- **PROBLEM DESCRIPTION**
Leave out the pictures, and retype only the lines from the beginning of the material through the line that contains "import plotly.graph_objects as go", including both.
-- begin --
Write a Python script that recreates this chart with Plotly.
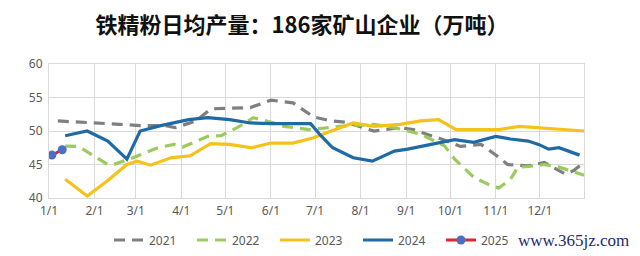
import plotly.graph_objects as go

# ---- data (dates placed in a common non-leap year, 2001) ----
d2021 = ["2001-01-07","2001-01-29","2001-02-18","2001-03-04","2001-03-21","2001-03-28","2001-04-11","2001-04-21",
         "2001-05-06","2001-05-18","2001-06-01","2001-06-16","2001-06-30","2001-07-12","2001-07-22","2001-08-10",
         "2001-08-28","2001-09-06","2001-09-11","2001-09-25","2001-10-08","2001-10-22","2001-11-03","2001-11-09",
         "2001-11-23","2001-12-04","2001-12-18","2001-12-24","2001-12-31"]
v2021 = [51.5,51.3,51.0,50.8,50.8,50.5,51.5,53.3,
         53.4,53.5,54.6,54.2,52.1,51.5,51.3,50.0,
         50.5,50.2,49.8,48.8,47.7,48.0,46.1,45.0,
         44.8,45.3,43.6,44.1,45.3]

d2022 = ["2001-01-12","2001-01-21","2001-02-10","2001-02-14","2001-02-27","2001-03-16","2001-03-27","2001-04-02",
         "2001-04-19","2001-04-28","2001-05-09","2001-05-20","2001-06-03","2001-06-10","2001-06-27","2001-07-18",
         "2001-08-10","2001-08-28","2001-09-11","2001-09-27","2001-10-04","2001-10-17","2001-10-29","2001-11-03",
         "2001-11-11","2001-11-16","2001-11-23","2001-12-04","2001-12-14","2001-12-31"]
v2022 = [47.75,47.7,45.0,45.0,46.0,47.5,48.0,47.6,
         49.2,49.3,50.5,52.0,51.2,50.7,50.2,50.7,
         51.0,50.3,49.5,47.8,45.8,43.1,41.8,41.5,
         42.8,44.6,44.7,45.0,44.6,43.4]

d2023 = ["2001-01-12","2001-01-27","2001-02-10","2001-02-23","2001-03-02","2001-03-11","2001-03-25","2001-04-07",
         "2001-04-21","2001-05-04","2001-05-19","2001-06-01","2001-06-16","2001-06-30","2001-07-12","2001-07-27",
         "2001-08-10","2001-08-28","2001-09-11","2001-09-23","2001-10-05","2001-10-20","2001-11-03","2001-11-17",
         "2001-12-02","2001-12-16","2001-12-31"]
v2023 = [42.8,40.3,42.6,45.0,45.5,44.9,46.0,46.3,
         48.1,48.0,47.5,48.2,48.2,49.0,50.0,51.2,
         50.7,51.0,51.5,51.7,50.2,50.2,50.2,50.7,
         50.5,50.2,50.0]

d2024 = ["2001-01-12","2001-01-27","2001-02-10","2001-02-23","2001-03-04","2001-03-18","2001-04-06","2001-04-19",
         "2001-05-04","2001-05-18","2001-06-01","2001-06-28","2001-07-05","2001-07-13","2001-07-27","2001-08-09",
         "2001-08-24","2001-09-02","2001-09-18","2001-10-04","2001-10-17","2001-11-01","2001-11-11","2001-11-23",
         "2001-11-30","2001-12-07","2001-12-14","2001-12-20","2001-12-28"]
v2024 = [49.3,50.0,48.5,45.8,50.0,50.8,51.7,52.0,
         51.7,51.2,51.1,51.1,49.3,47.5,46.0,45.5,
         47.0,47.3,48.0,48.7,48.3,49.2,48.8,48.5,
         48.0,47.3,47.5,47.0,46.4]

d2025 = ["2001-01-03","2001-01-10"]
v2025 = [46.4,47.2]

month_ticks = ["2001-%02d-01" % m for m in range(1, 13)]
month_labels = ["%d/1" % m for m in range(1, 13)]

fig = go.Figure()
fig.add_trace(go.Scatter(x=d2021, y=v2021, name="2021", mode="lines",
                         line=dict(color="#7f7f7f", width=3.2, dash="11px,7px")))
fig.add_trace(go.Scatter(x=d2022, y=v2022, name="2022", mode="lines",
                         line=dict(color="#9acb5c", width=3.2, dash="11px,7px")))
fig.add_trace(go.Scatter(x=d2023, y=v2023, name="2023", mode="lines",
                         line=dict(color="#f5c21b", width=3.2)))
fig.add_trace(go.Scatter(x=d2024, y=v2024, name="2024", mode="lines",
                         line=dict(color="#1f6aa5", width=3.2)))
fig.add_trace(go.Scatter(x=d2025, y=v2025, name="2025", mode="lines+markers",
                         line=dict(color="#e0262d", width=3),
                         marker=dict(color="#4a6fc4", size=9)))

fig.update_layout(
    width=640, height=256,
    margin=dict(l=49, r=56, t=64, b=58, autoexpand=False),
    paper_bgcolor="white", plot_bgcolor="white",
    font=dict(family="Noto Sans, Noto Sans CJK SC", size=12, color="#595959"),
    title=dict(text="<b>铁精粉日均产量：186家矿山企业（万吨）</b>",
               font=dict(family="Noto Sans CJK SC", size=22, color="#111111"),
               x=302/640, xanchor="center", y=1-25/256, yanchor="middle"),
    xaxis=dict(type="date", range=["2001-01-01", "2001-12-31"],
               tickvals=month_ticks, ticktext=month_labels,
               showgrid=True, gridcolor="#d9d9d9", gridwidth=1,
               showline=True, linecolor="#d9d9d9", mirror=True,
               ticks="", zeroline=False, ticklabelstandoff=2,
               tickfont=dict(size=12, color="#595959")),
    yaxis=dict(range=[40, 60], tickvals=[40, 45, 50, 55, 60],
               showgrid=True, gridcolor="#d9d9d9", gridwidth=1,
               showline=True, linecolor="#d9d9d9", mirror=True,
               ticks="", zeroline=False, ticklabelstandoff=3,
               tickfont=dict(size=12, color="#595959")),
    showlegend=True,
    legend=dict(orientation="h", xref="container", yref="container",
                x=109/640, xanchor="left", y=1-240/256, yanchor="middle",
                font=dict(size=12, color="#595959"), itemwidth=30,
                entrywidth=38, bgcolor="rgba(0,0,0,0)"),
    annotations=[dict(text="www.365jz.com", xref="paper", yref="paper",
                      x=(516-49)/535, y=(198-240)/134, xanchor="left", yanchor="middle",
                      showarrow=False,
                      font=dict(family="Liberation Serif", size=17, color="#1c2d6e"))],
)

fig.write_html("out.html")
-- end --
- **WORKED ANSWER**
Write a Python script that recreates this chart with Plotly.
import plotly.graph_objects as go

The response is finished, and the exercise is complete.